Return all of the entries word for word, but omit the pictures they contain.

> _RECORD SET_
+===+

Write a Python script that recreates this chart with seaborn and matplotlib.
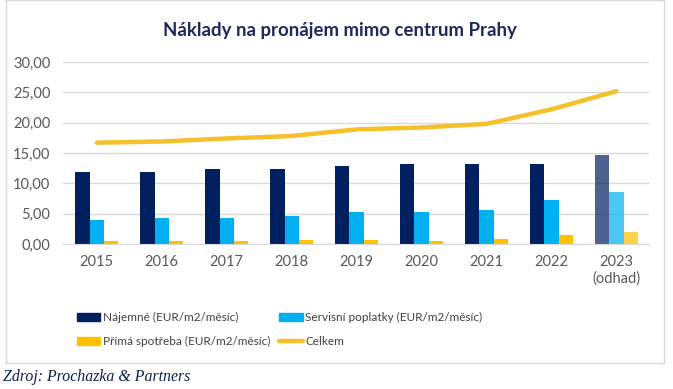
import matplotlib
matplotlib.use("Agg")
import matplotlib.pyplot as plt
import matplotlib.patches as mpatches
from matplotlib.lines import Line2D
import seaborn as sns
import pandas as pd

years = ["2015", "2016", "2017", "2018", "2019", "2020", "2021", "2022", "2023\n(odhad)"]
najemne = [11.9, 11.9, 12.4, 12.4, 12.9, 13.2, 13.2, 13.2, 14.7]
servisni = [4.0, 4.3, 4.3, 4.6, 5.3, 5.3, 5.6, 7.2, 8.6]
prima = [0.5, 0.5, 0.5, 0.7, 0.7, 0.5, 0.8, 1.5, 2.0]
celkem = [16.7, 16.9, 17.4, 17.8, 18.9, 19.2, 19.8, 22.2, 25.2]
series_names = ["Nájemné (EUR/m2/měsíc)", "Servisní poplatky (EUR/m2/měsíc)", "Přímá spotřeba (EUR/m2/měsíc)"]
line_name = "Celkem"
yticks = [0, 5, 10, 15, 20, 25, 30]

colors = ["#002060", "#00b0f0", "#ffc000"]
line_color = "#f5c02a"

rows = []
for name, vals in zip(series_names, [najemne, servisni, prima]):
    for y, v in zip(years, vals):
        rows.append({"rok": y, "hodnota": v, "serie": name})
df = pd.DataFrame(rows)
df_line = pd.DataFrame({"rok": years, "hodnota": celkem})

sns.set_style("white")
plt.rcParams["font.family"] = ["Lato", "DejaVu Sans"]

fig = plt.figure(figsize=(6.73, 3.89), dpi=100)
ax = fig.add_axes([0.0936, 0.3728, 0.8707, 0.4678])

sns.barplot(data=df, x="rok", y="hodnota", hue="serie", order=years,
            hue_order=series_names, palette=colors, width=0.66,
            saturation=1, ax=ax, legend=False, linewidth=0, edgecolor="none")
for cont in ax.containers:
    cont.patches[-1].set_alpha(0.7)

sns.lineplot(data=df_line, x="rok", y="hodnota", color=line_color,
             linewidth=3.2, ax=ax, sort=False, legend=False)

ax.set_xlim(-0.52, 8.5)
ax.set_ylim(0, 30)
ax.set_yticks(yticks)
ax.set_yticklabels([f"{t:.2f}".replace(".", ",") for t in yticks])
ax.grid(axis="y", color="#d9d9d9", linewidth=1)
ax.set_axisbelow(True)
for s in ["top", "right", "left"]:
    ax.spines[s].set_visible(False)
ax.spines["bottom"].set_color("#d9d9d9")
ax.tick_params(axis="both", length=0, labelsize=10.5, colors="#595959", pad=8)
ax.tick_params(axis="y", pad=9)
ax.set_xlabel("")
ax.set_ylabel("")

fig.text(0.505, 0.922, "Náklady na pronájem mimo centrum Prahy", ha="center", va="center",
         fontsize=13.4, fontweight="bold", color="#1f2a5c")

handles = [
    mpatches.Patch(color=colors[0], label=series_names[0]),
    mpatches.Patch(color=colors[2], label=series_names[2]),
    mpatches.Patch(color=colors[1], label=series_names[1]),
    Line2D([0], [0], color=line_color, linewidth=3.2, label=line_name),
]
fig.legend(handles=handles, ncol=2, loc="center left", bbox_to_anchor=(0.098, 0.153),
           frameon=False, fontsize=8.5, labelcolor="#404040", handlelength=2.0,
           handleheight=0.65, handletextpad=0.2, columnspacing=0.8, labelspacing=1.05)

border = mpatches.Rectangle((0.009, 0.068), 0.977, 0.932, transform=fig.transFigure,
                            fill=False, edgecolor="#d9d9d9", linewidth=1)
fig.add_artist(border)

fig.text(0.004, 0.03, "Zdroj: Prochazka & Partners", ha="left", va="center",
         fontsize=11.4, style="italic", family=["Liberation Serif", "DejaVu Serif"], color="#0f1f4f")

fig.savefig("out.png", dpi=100)
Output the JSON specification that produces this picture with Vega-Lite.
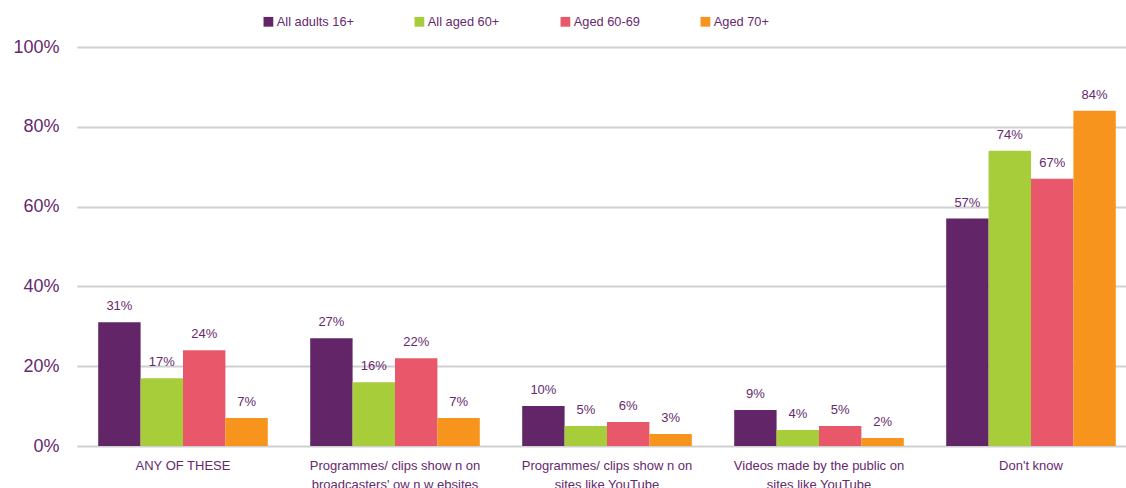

+===+

> _WORKED SOLUTION_
Write a Python script that recreates this chart with seaborn and matplotlib.
import matplotlib
matplotlib.use("Agg")
import matplotlib.pyplot as plt
import matplotlib.patches as mpatches
from matplotlib.lines import Line2D
import seaborn as sns
import pandas as pd

years = ["2015", "2016", "2017", "2018", "2019", "2020", "2021", "2022", "2023\n(odhad)"]
najemne = [11.9, 11.9, 12.4, 12.4, 12.9, 13.2, 13.2, 13.2, 14.7]
servisni = [4.0, 4.3, 4.3, 4.6, 5.3, 5.3, 5.6, 7.2, 8.6]
prima = [0.5, 0.5, 0.5, 0.7, 0.7, 0.5, 0.8, 1.5, 2.0]
celkem = [16.7, 16.9, 17.4, 17.8, 18.9, 19.2, 19.8, 22.2, 25.2]
series_names = ["Nájemné (EUR/m2/měsíc)", "Servisní poplatky (EUR/m2/měsíc)", "Přímá spotřeba (EUR/m2/měsíc)"]
line_name = "Celkem"
yticks = [0, 5, 10, 15, 20, 25, 30]

colors = ["#002060", "#00b0f0", "#ffc000"]
line_color = "#f5c02a"

rows = []
for name, vals in zip(series_names, [najemne, servisni, prima]):
    for y, v in zip(years, vals):
        rows.append({"rok": y, "hodnota": v, "serie": name})
df = pd.DataFrame(rows)
df_line = pd.DataFrame({"rok": years, "hodnota": celkem})

sns.set_style("white")
plt.rcParams["font.family"] = ["Lato", "DejaVu Sans"]

fig = plt.figure(figsize=(6.73, 3.89), dpi=100)
ax = fig.add_axes([0.0936, 0.3728, 0.8707, 0.4678])

sns.barplot(data=df, x="rok", y="hodnota", hue="serie", order=years,
            hue_order=series_names, palette=colors, width=0.66,
            saturation=1, ax=ax, legend=False, linewidth=0, edgecolor="none")
for cont in ax.containers:
    cont.patches[-1].set_alpha(0.7)

sns.lineplot(data=df_line, x="rok", y="hodnota", color=line_color,
             linewidth=3.2, ax=ax, sort=False, legend=False)

ax.set_xlim(-0.52, 8.5)
ax.set_ylim(0, 30)
ax.set_yticks(yticks)
ax.set_yticklabels([f"{t:.2f}".replace(".", ",") for t in yticks])
ax.grid(axis="y", color="#d9d9d9", linewidth=1)
ax.set_axisbelow(True)
for s in ["top", "right", "left"]:
    ax.spines[s].set_visible(False)
ax.spines["bottom"].set_color("#d9d9d9")
ax.tick_params(axis="both", length=0, labelsize=10.5, colors="#595959", pad=8)
ax.tick_params(axis="y", pad=9)
ax.set_xlabel("")
ax.set_ylabel("")

fig.text(0.505, 0.922, "Náklady na pronájem mimo centrum Prahy", ha="center", va="center",
         fontsize=13.4, fontweight="bold", color="#1f2a5c")

handles = [
    mpatches.Patch(color=colors[0], label=series_names[0]),
    mpatches.Patch(color=colors[2], label=series_names[2]),
    mpatches.Patch(color=colors[1], label=series_names[1]),
    Line2D([0], [0], color=line_color, linewidth=3.2, label=line_name),
]
fig.legend(handles=handles, ncol=2, loc="center left", bbox_to_anchor=(0.098, 0.153),
           frameon=False, fontsize=8.5, labelcolor="#404040", handlelength=2.0,
           handleheight=0.65, handletextpad=0.2, columnspacing=0.8, labelspacing=1.05)

border = mpatches.Rectangle((0.009, 0.068), 0.977, 0.932, transform=fig.transFigure,
                            fill=False, edgecolor="#d9d9d9", linewidth=1)
fig.add_artist(border)

fig.text(0.004, 0.03, "Zdroj: Prochazka & Partners", ha="left", va="center",
         fontsize=11.4, style="italic", family=["Liberation Serif", "DejaVu Serif"], color="#0f1f4f")

fig.savefig("out.png", dpi=100)
Output the JSON specification that produces this picture with Vega-Lite.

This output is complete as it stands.